KUALA LUMPUR, Dec 12 — The Associated Chinese Chambers of Commerce and Industry of Malaysia (ACCCIM) today welcomed independent analyses that concluded that signing the Trans-Pacific Partnership (TPP) would be positive for Malaysia.
But the group stressed that Putrajaya must look for ways to enhance participation, particularly from the small and medium enterprises that would have to compete against bigger and more established competitors.
“We reiterate our earlier recommendation to form a high level private-public committee to explore further the effects and impacts of the terms of TPPA, and look at ways to promote trade and investments and enhance our participation so that we can be assured of the growth and economic integration driven by the TPP waves,” ACCCIM president Datuk Ter Leong Yap told a press conference here.

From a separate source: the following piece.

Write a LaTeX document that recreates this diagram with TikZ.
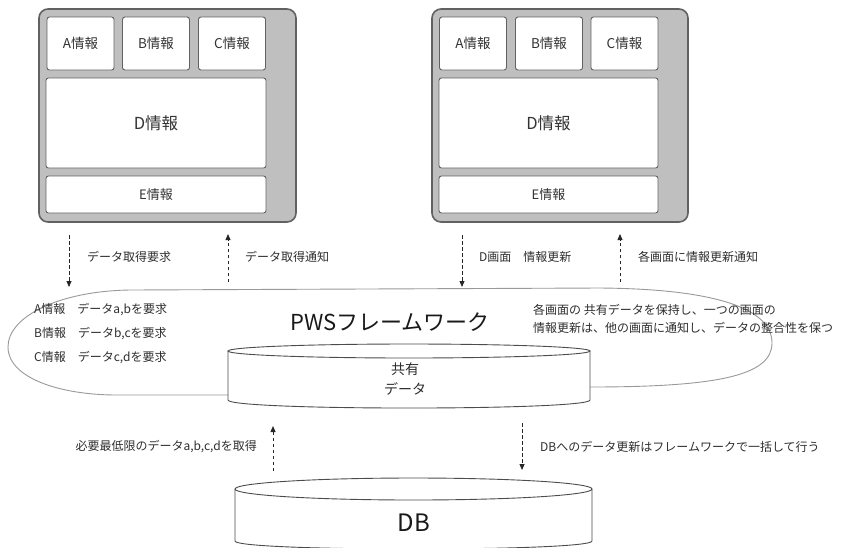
\documentclass[tikz,border=0pt]{standalone}
\usepackage{fontspec}
\setmainfont{Noto Sans CJK JP}
\usetikzlibrary{arrows.meta}
\begin{document}
\begin{tikzpicture}[x=1pt,y=-1pt,
  panel/.style={draw=black!62, line width=1.6pt, fill=black!25, rounded corners=9pt, inner sep=0pt},
  infobox/.style={draw=black!62, line width=0.9pt, fill=white, rounded corners=2.5pt, inner sep=0pt, font=\fontsize{13.5}{15}\selectfont, text=black!80},
  lbl/.style={font=\fontsize{12}{14}\selectfont, text=black!82, inner sep=0pt},
  flow/.style={draw=black!85, dash pattern=on 3.5pt off 2.5pt, line width=0.8pt, -{Triangle[length=6pt,width=5pt]}},
  cylline/.style={draw=black!70, line width=0.9pt},
  blob/.style={draw=black!40, line width=0.9pt, fill=white}
]
\useasboundingbox (0,0) rectangle (842,547);

% left panel
\node[panel, minimum width=257pt, minimum height=213pt] (lp) at (167.5,115.5) {};
\node[infobox, minimum width=67pt, minimum height=53pt] (la) at (80.5,43.5) {A情報};
\node[infobox, minimum width=67pt, minimum height=53pt] (lb) at (156,43.5) {B情報};
\node[infobox, minimum width=67pt, minimum height=53pt] (lc) at (232,43.5) {C情報};
\node[infobox, minimum width=220pt, minimum height=90pt, font=\fontsize{16.5}{18}\selectfont] (ld) at (156,123) {D情報};
\node[infobox, minimum width=220pt, minimum height=37pt, font=\fontsize{13}{15}\selectfont] (le) at (156,194.5) {E情報};

% right panel
\node[panel, minimum width=256pt, minimum height=213pt] (rp) at (560,115.5) {};
\node[infobox, minimum width=67pt, minimum height=53pt] (ra) at (473,43.5) {A情報};
\node[infobox, minimum width=67pt, minimum height=53pt] (rb) at (549,43.5) {B情報};
\node[infobox, minimum width=67pt, minimum height=53pt] (rc) at (624.5,43.5) {C情報};
\node[infobox, minimum width=219pt, minimum height=90pt, font=\fontsize{16.5}{18}\selectfont] (rd) at (548.5,123) {D情報};
\node[infobox, minimum width=219pt, minimum height=37pt, font=\fontsize{13}{15}\selectfont] (re) at (548.5,194.5) {E情報};

% framework blob
\path[blob] (130,290) -- (600,288) .. controls (720,289) and (772,310) .. (772,343)
  .. controls (772,375) and (720,387) .. (590,387) -- (228,395) -- (117,395)
  .. controls (60,395) and (8,378) .. (8,347) .. controls (8,316) and (60,291) .. (130,290) -- cycle;

% shared data cylinder
\fill[white] (228,351) -- (228,400) .. controls (228,410.7) and (590,410.7) .. (590,400) -- (590,351) -- cycle;
\draw[cylline] (228,351) -- (228,400) .. controls (228,410.7) and (590,410.7) .. (590,400) -- (590,351);
\draw[cylline, fill=white] (409,351) ellipse [x radius=181, y radius=7];
\node[lbl, font=\fontsize{14}{16}\selectfont] (kyo) at (405,369) {共有};
\node[lbl, font=\fontsize{14}{16}\selectfont] (dat) at (405,389) {データ};

% DB cylinder
\fill[white] (235,489) -- (235,541) .. controls (235,551.7) and (592,551.7) .. (592,541) -- (592,489) -- cycle;
\draw[cylline] (235,489) -- (235,541) .. controls (235,551.7) and (592,551.7) .. (592,541) -- (592,489);
\draw[cylline, fill=white] (413.5,489) ellipse [x radius=178.5, y radius=11];
\node[lbl, font=\fontsize{24}{26}\selectfont, text=black!90] (db) at (414,523) {DB};

% texts in blob
\node[lbl, font=\fontsize{22}{24}\selectfont, text=black!90, anchor=west] (pws) at (290,322) {PWSフレームワーク};
\node[lbl, anchor=west] (ta) at (34,310) {A情報　データa,bを要求};
\node[lbl, anchor=west] (tb) at (34,334) {B情報　データb,cを要求};
\node[lbl, anchor=west] (tc) at (34,358) {C情報　データc,dを要求};
\node[lbl, anchor=west] (r1) at (533,310) {各画面の 共有データを保持し、一つの画面の};
\node[lbl, anchor=west] (r2) at (533,328) {情報更新は、他の画面に通知し、データの整合性を保つ};

% arrows top
\coordinate (a1s) at (69,235);  \coordinate (a1e) at (69,287);
\coordinate (a2s) at (228,282); \coordinate (a2e) at (228,234);
\coordinate (a3s) at (462,235); \coordinate (a3e) at (462,287);
\coordinate (a4s) at (620,282); \coordinate (a4e) at (620,234);
\draw[flow] (a1s) -- (a1e);
\draw[flow] (a2s) -- (a2e);
\draw[flow] (a3s) -- (a3e);
\draw[flow] (a4s) -- (a4e);
\node[lbl, anchor=west] (l1) at (87,257) {データ取得要求};
\node[lbl, anchor=west] (l2) at (245,257) {データ取得通知};
\node[lbl, anchor=west] (l3) at (479,257) {D画面　情報更新};
\node[lbl, anchor=west] (l4) at (638,257) {各画面に情報更新通知};

% arrows bottom
\coordinate (b1s) at (273,471); \coordinate (b1e) at (273,426);
\coordinate (b2s) at (522,423); \coordinate (b2e) at (522,470);
\draw[flow] (b1s) -- (b1e);
\draw[flow] (b2s) -- (b2e);
\node[lbl, anchor=east] (l5) at (257,447) {必要最低限のデータa,b,c,dを取得};
\node[lbl, anchor=west] (l6) at (540,447) {DBへのデータ更新はフレームワークで一括して行う};
\end{tikzpicture}
\end{document}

PwC Advisory Services Sdn Bhd and the Institute of Strategic and International Studies Malaysia (ISIS) recently released two cost-benefit analyses in which they concluded that the TPP would result in a positive balance for Malaysia.
By participating, PwC projected that Malaysia will achieve a gross domestic product cumulative gain of US$107 billion to US$211 billion (RM890.07) over the period 2018 to 2027.
Ter said this provides ample opportunities for Malaysian businesses, including the chance to access new markets like Peru, Canada and Mexico.
But the group said Malaysian businesses would need to adapt quickly to tackle the challenges posed by the TPP, like the rising cost of labour due to the agreement’s requirement for signatory countries to meet international labour standards.
“Now they would have to find ways to adapt… an example would be to provide added value to their products,”said ACCIM deputy secretary-general II Michael Chai.
Ter added the group plans to organise seminars and workshops soon for its members to help them prepare for the changes once the TPP deal is signed.